Il mondo eterosessuale ha praticato questo sport per secoli, normalizzandolo, rendendolo invisibile, mascherandolo da "favore", da "protezione". Il mondo omosessuale, nello spettacolo, lo ha vissuto spesso in modo più esposto e crudele, perché storicamente più vulnerabile, più ricattabile, costretto al segreto e quindi più facile preda di chi quel segreto poteva gestirlo. Ma la logica è identica: quando il potere è concentrato in poche mani, il corpo dell’altro diventa territorio di conquista.

La vera domanda che dovremmo porci, mentre leggiamo l'ennesimo titolo scandalistico, non è "chi è il colpevole?". I colpevoli, in un sistema del genere, sono ovunque e da nessuna parte. Il vero scandalo non è la caduta morale di un singolo, ma l'esistenza di un sistema che rende il compromesso una moneta di scambio legittima. Un sistema che si indigna a posteriori, con il dito puntato, ma che prospera sul silenzio preventivo. Che finge sorpresa quando una storia esplode, ma che vive, respira e fattura grazie a quelle stesse dinamiche ogni santo giorno.

C'è una vena di tristezza infinita in tutto questo. La tristezza di chi crede di comprare la libertà e invece sta solo affittando una gabbia dorata.

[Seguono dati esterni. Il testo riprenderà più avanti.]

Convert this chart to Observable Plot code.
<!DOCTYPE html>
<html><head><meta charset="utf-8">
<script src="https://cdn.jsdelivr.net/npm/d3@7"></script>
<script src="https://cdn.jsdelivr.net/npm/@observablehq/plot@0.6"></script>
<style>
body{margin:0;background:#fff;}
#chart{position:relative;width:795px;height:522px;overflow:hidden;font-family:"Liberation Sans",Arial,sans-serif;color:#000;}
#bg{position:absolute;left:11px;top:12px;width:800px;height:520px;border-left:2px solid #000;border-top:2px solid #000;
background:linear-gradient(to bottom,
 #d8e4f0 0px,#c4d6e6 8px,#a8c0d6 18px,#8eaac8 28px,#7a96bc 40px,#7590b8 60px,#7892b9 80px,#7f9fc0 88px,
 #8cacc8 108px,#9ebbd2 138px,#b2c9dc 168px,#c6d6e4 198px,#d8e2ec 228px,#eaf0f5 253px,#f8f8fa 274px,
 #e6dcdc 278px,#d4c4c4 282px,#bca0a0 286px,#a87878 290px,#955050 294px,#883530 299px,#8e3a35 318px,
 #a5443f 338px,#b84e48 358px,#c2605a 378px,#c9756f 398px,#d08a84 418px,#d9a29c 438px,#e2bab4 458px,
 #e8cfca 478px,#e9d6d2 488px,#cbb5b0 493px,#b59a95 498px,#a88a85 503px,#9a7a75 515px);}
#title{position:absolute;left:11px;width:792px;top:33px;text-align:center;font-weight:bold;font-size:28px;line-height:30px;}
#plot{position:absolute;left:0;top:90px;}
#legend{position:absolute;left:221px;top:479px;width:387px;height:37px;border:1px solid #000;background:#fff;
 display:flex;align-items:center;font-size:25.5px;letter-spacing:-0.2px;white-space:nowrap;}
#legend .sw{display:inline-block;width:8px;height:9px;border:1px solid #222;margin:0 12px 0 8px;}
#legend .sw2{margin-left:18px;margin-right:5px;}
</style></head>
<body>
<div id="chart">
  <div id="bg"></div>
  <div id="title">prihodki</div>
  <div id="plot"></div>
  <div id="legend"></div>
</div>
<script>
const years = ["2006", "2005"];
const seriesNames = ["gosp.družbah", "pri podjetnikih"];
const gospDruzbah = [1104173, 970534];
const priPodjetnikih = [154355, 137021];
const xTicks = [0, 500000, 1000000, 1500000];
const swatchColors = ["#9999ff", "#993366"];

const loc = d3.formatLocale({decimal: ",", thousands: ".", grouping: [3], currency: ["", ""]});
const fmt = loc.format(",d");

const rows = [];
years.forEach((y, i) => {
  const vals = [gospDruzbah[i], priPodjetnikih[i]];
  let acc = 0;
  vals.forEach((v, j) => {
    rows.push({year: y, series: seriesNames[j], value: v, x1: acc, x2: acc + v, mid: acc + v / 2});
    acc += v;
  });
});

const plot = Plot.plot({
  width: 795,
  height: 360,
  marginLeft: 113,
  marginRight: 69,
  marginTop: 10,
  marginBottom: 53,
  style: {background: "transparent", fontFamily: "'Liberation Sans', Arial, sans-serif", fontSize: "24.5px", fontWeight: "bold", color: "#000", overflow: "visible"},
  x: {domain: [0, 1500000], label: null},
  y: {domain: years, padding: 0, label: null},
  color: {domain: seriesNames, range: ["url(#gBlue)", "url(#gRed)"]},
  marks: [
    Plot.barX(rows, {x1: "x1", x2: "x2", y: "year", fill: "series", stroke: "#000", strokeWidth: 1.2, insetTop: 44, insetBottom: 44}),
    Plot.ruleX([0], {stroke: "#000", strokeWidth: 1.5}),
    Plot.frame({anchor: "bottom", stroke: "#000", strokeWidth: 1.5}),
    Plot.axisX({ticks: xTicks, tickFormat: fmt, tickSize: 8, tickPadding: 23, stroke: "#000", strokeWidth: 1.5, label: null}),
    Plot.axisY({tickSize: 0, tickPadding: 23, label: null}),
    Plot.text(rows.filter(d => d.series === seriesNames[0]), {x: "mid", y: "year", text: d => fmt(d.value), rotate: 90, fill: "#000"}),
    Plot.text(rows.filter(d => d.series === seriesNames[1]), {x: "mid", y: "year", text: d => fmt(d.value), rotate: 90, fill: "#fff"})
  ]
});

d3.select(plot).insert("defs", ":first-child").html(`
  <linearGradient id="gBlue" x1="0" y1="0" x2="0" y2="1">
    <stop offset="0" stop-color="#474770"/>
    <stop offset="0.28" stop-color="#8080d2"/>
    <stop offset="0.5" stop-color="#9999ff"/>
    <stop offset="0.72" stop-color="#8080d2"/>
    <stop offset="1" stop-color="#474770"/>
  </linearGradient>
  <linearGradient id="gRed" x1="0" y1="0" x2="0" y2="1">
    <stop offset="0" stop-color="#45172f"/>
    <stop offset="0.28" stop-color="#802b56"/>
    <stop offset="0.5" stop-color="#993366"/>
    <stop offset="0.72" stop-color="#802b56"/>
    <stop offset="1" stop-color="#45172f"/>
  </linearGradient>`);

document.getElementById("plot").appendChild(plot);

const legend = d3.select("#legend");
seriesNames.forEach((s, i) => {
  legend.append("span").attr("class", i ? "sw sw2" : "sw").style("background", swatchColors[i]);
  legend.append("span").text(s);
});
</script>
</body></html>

Forse il contributo più onesto che possiamo dare, come osservatori, non è giudicare le lenzuola altrui, ma riconoscere la fragilità umana che si nasconde dietro la maschera del VIP. E poi, guardare dentro noi stessi e porci una domanda scomoda, che vale ben oltre il gossip e la televisione: quanto siamo disposti a sacrificare di noi stessi pur di non sentirci esclusi? Quanto del nostro io autentico abbiamo già svenduto per un briciolo di approvazione, per un posto di lavoro, per non essere soli?

Perché alla fine, il metodo Corona ci spaventa e ci affascina per un motivo molto semplice: ci ricorda che tutti, in un modo o nell'altro, abbiamo un prezzo. E che il mercato dei sogni è il più spietato di tutti.